Das schmusig weiche Wahlprogramm

2005 waren CSU und CDU mit kühnen Zielen angetreten und hatten damit viele Wähler verschreckt. Diesmal soll alles anders werden.

Berlin. Das Berliner Congress Center am Alexanderplatz ist unmöglich zu verfehlen. Den Versammlungsort von CDU und CSU erkennt man am Montag an den Protestständen von WWF. Am Vorabend hatte "Greenpeace" Wache gehalten. Die Umweltaktivisten rufen ein Thema in Erinnerung, das im Unions-Wahlprogramm keine Rolle spielt, obwohl es ein Streit der nächsten vier Jahre sein dürfte: der Atomausstieg.

Dahinter steckt ein Plan. 2005 stürzte sich Angela Merkel in den Wahlkampf mit einem Programm mit harten Kanten, einer Mehrwertsteuererhöhung zum Beispiel. An die Anzeigen der SPD "kann ich mich noch genau erinnern", sagt Merkel. 2009, nunmehr als Kanzlerin, probiert sie es anders herum und im gewissen Sinne nicht minder radikal: ohne anzuecken.

Selbst in der Unions-Führung gilt das Wahlprogramm von CDU und CSU als "wolkig". Es ist das neunte Wahlprogramm, das Horst Seehofer mitzeichnet und nach seiner Ansicht "eines der Besten" ist. Man horcht instinktiv nach einem ironischen Unterton. Es ist sein voller Ernst. Denn wichtiger als das Papier seien "in der Politik die Personen".

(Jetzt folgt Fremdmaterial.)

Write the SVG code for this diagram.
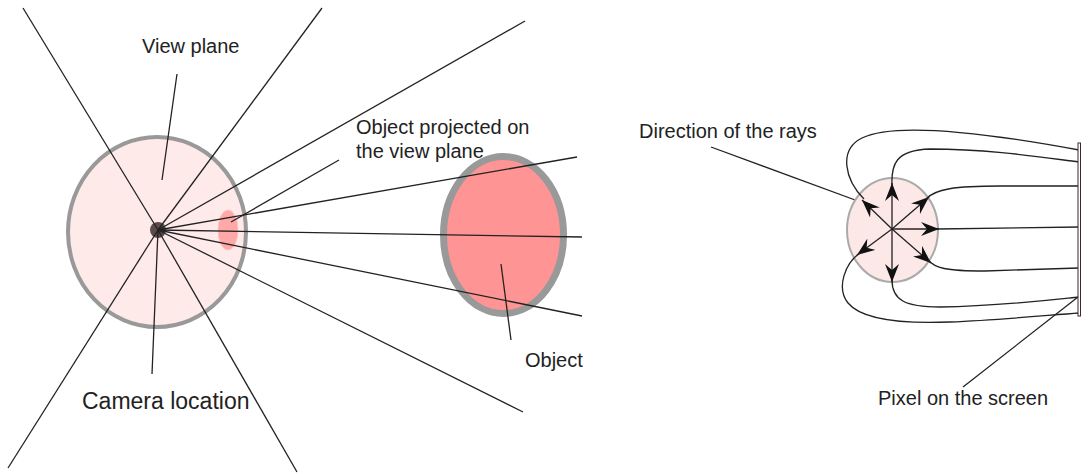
<svg xmlns="http://www.w3.org/2000/svg" width="1081" height="475" viewBox="0 0 1081 475">
<style>
.ln{stroke:#222;stroke-width:1.3;fill:none}
.lbl{font-family:"Liberation Sans",Arial,sans-serif;font-size:20px;fill:#222}
.ray{stroke:#222;stroke-width:1.3;fill:none;marker-end:url(#ah)}
</style>
<defs>
<marker id="ah" viewBox="0 0 18 14" markerWidth="18" markerHeight="14" refX="18" refY="7" orient="auto" markerUnits="userSpaceOnUse">
<path d="M0,0 L18,7 L0,14 L6,7 z" fill="#111"/>
</marker>
</defs>
<rect width="1081" height="475" fill="#fff"/>
<g id="view-plane">
<ellipse cx="157" cy="232" rx="89" ry="95" fill="#ffeaea" stroke="#999" stroke-width="4"/>
</g>
<g id="projection">
<ellipse cx="228" cy="230" rx="10" ry="20" fill="#ffa8a8" stroke="#ffc4c4" stroke-width="1"/>
</g>
<g id="object">
<ellipse cx="503.5" cy="235" rx="60" ry="78.5" fill="#ff9494" stroke="#999" stroke-width="7"/>
</g>
<g id="camera">
<circle cx="158" cy="230" r="8" fill="#5e4a4a"/>
</g>
<g id="connectors">
<line class="ln" x1="158" y1="230" x2="23" y2="8"/>
<line class="ln" x1="158" y1="230" x2="322" y2="8"/>
<line class="ln" x1="158" y1="230" x2="525" y2="21"/>
<line class="ln" x1="158" y1="230" x2="577" y2="157"/>
<line class="ln" x1="158" y1="230" x2="582" y2="237"/>
<line class="ln" x1="158" y1="230" x2="582" y2="316"/>
<line class="ln" x1="158" y1="230" x2="523" y2="412"/>
<line class="ln" x1="158" y1="230" x2="297" y2="472"/>
<line class="ln" x1="158" y1="230" x2="8" y2="468"/>
<line class="ln" x1="177" y1="74" x2="162" y2="180"/>
<line class="ln" x1="158" y1="230" x2="152" y2="374"/>
<line class="ln" x1="339" y1="160" x2="231" y2="222"/>
<line class="ln" x1="501" y1="264" x2="511" y2="340"/>
<line class="ln" x1="711" y1="147" x2="866" y2="204"/>
<line class="ln" x1="963" y1="387" x2="1078" y2="297"/>
</g>
<g id="ray-sphere">
<ellipse cx="892.5" cy="230" rx="45.5" ry="52" fill="#fde8e8" stroke="#aaa" stroke-width="2"/>
<line class="ray" x1="892" y1="229" x2="892" y2="183"/>
<line class="ray" x1="892" y1="229" x2="892" y2="282"/>
<line class="ray" x1="892" y1="229" x2="939" y2="229"/>
<line class="ray" x1="892" y1="229" x2="929" y2="197"/>
<line class="ray" x1="892" y1="229" x2="931" y2="263"/>
<line class="ray" x1="892" y1="229" x2="862" y2="200"/>
<line class="ray" x1="892" y1="229" x2="857" y2="255"/>
</g>
<g id="ray-paths">
<path class="ln" d="M864 199 C 845 180, 838 150, 862 138 C 890 124, 960 128, 1079 150"/>
<path class="ln" d="M892 186 C 891 165, 895 150, 930 149 C 990 149, 1040 157, 1079 162"/>
<path class="ln" d="M926 199 C 935 189, 955 186, 1000 186 L 1079 186"/>
<path class="ln" d="M938 229 L 1079 227"/>
<path class="ln" d="M928 260 C 935 268, 945 271, 985 271 L 1079 268"/>
<path class="ln" d="M892 280 C 892 300, 905 307, 940 307 C 1000 306, 1050 300, 1079 297"/>
<path class="ln" d="M860 253 C 845 263, 836 288, 848 303 C 862 320, 900 324, 950 322 C 1000 320, 1050 315, 1079 313"/>
</g>
<g id="screen">
<rect x="1078" y="143" width="2.5" height="173" fill="#fff" stroke="#3a2a2a" stroke-width="1"/>
</g>
<g id="labels">
<text class="lbl" x="142" y="53">View plane</text>
<text class="lbl" x="356" y="134">Object projected on</text>
<text class="lbl" x="356" y="158">the view plane</text>
<text class="lbl" x="525" y="367">Object</text>
<text class="lbl" x="82" y="409" style="font-size:23px">Camera location</text>
<text class="lbl" x="639" y="138">Direction of the rays</text>
<text class="lbl" x="878" y="405">Pixel on the screen</text>
</g>
</svg>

Das Programm der Union heißt Merkel. Hinter ihr verschwimmen im Congress Center zehn von elf Unions-Ministerpräsidenten in den Kulissen. Wenn er als CSU-Chef vor der Kanzlerin redet, kommt sich Seehofer nach seinen eigenen Worten wie ein Messdiener vor. Der Mann weiß, wofür er zuständig ist, hier und heute für den Weihrauch. Es ist Merkels "Krönungsmesse".

Weil das Programm so wolkig ist, fiel die Zustimmung leicht. Die Schwesterparteien waren sich schnell einig, ebenso wie die "Sozialausschüssler" und die Mittelständler in der Union. Alles fügt sich ineinander: dass es "nicht die Zeit für Experimente" ist, wie Generalsekretär Ronald Pofalla ausruft. Diesmal will die Union gewinnen - ohne Wahlkampf.

Merkel erwägt sogar ernsthaft, in der Woche vor der Wahl am 27.September für mindestens drei Tage in die USA zu fliegen: Für ein Treffen zur Vorbereitung des Klimagipfels, für die UN-Vollversammlung, für den G-20-Gipfel. Und im Erfolgsfall profiliert sich Merkel als Klimakanzlerin. Gibt es da eine bessere Werbung?

Weil sich die Europawahl für die Union wie ein Sieg anfühlt, sind die Zweifel am Wahlkampf verstummt. Obwohl, Fragen gibt es: Bringt Merkels Popularität Stimmen? Bringt das Parteiprogramm nicht viele auf falsche Gedanken, gerade, weil es so unbestimmt ist? So wie in der Steuerpolitik, wo prompt ein Streit ausbrach? "Manchmal braucht es Querdenker", sagt Merkel, "nun muss das in den nächsten 90 Tagen nicht so viel sein. Wir haben jetzt genug gedacht."